Third, you’ll learn what tools today marketers can leverage to create audiences and small segments with the utmost details.

A brief history of advertising

Marketing has evolved through the technological devices that allowed marketers to convey the same message to millions of people a the time, like mass media.

To technologies that instead allowed marketers to speak to millions of people with customized messages, like social media and SEM.

Let’s dive a bit into the story of marketing associated with the technological devices that made it possible for marketers to develop new ways of reaching an audience.

I argue that as new technologies at the beginning of the 1900s became available for marketers, those allowed to speak to vast audiences.

That also meant crafting a message that could be understood by the masses. It was the rise of pop culture.

As technology has evolved, it allowed marketers to have accurate data about users. Thus, the marketer could finally craft a personalized message for each user.

It is interesting to notice also the change in terminology. From masses to users. From television viewership to the user experience.

That is also why marketing is now back to building communities, tribes, and personal relations. This is the story of how we went from mass markets to one-to-one conversations.

The rise of Radio and Mass media

As reported in the book The A to Z of Old Time RadioFrank Conrad, an electric engineer who worked for Westinghouse held more than 200 radio-related patents he started off with his own radio transmitter.

Initially, radio broadcasts consisted just of transmitting the location and equipment used. Yet Mr. Conrad was soon to be bored by this kind of set up.

That is why in 1920 he started a new format called The Radio Amateur News. During the show, Frank Conrad took his phonograph and began to transmit it. At the time 400 people listened to that show.

When another executive at Westinghouse noticed the potential for advertising, he understood they should test the same concept with a broader audience and more structured programming.

The chance to test that came with the Election Day:

When KDKA became the radio’s first commercial programmer, it started by asking “Will anyone hearing this broadcast, please communicate with us, as we are anxious to know how far the broadcast is reaching and how it is being received?”

On that occasion, more than a thousand listeners were reached.

Technology and marketing walk hand in hand. In the 1920s, radio had become the primary medium of communication. 

Across the U.S. and Europe, broadcasting stations such as KDKA and British Broadcasting Company (BBC) began to rise.

The power and potential of mass media were still hard to foresee at the time. Experimentation allowed those first marketers to understand its potential.

In fact, disciplines like growth hacking claim to have brought the scientific methodology into the marketing world. In reality, good marketing has always been about experimentation.

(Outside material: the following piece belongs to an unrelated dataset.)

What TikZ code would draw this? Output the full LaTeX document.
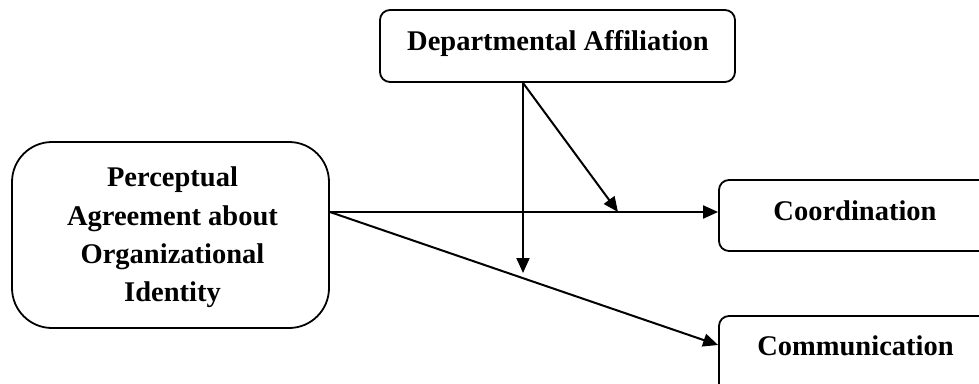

Also, Frank Conrad was an electrical engineer, and for what we know he might have been the first mass media marketer. Even though he reached just a few hundred people, he changed the rules of the game.

We think of Sergey Brin and Larry Page or Mark Zuckerberg as a new expression of a tech world dominated by engineers.

Yet as this story shows broadcasts made it possible for companies to send advertising messages to large, undifferentiated audiences at once, giving birth to the mass market concept and the first mass marketing techniques.

Then television came, and mass markets became even more prominent.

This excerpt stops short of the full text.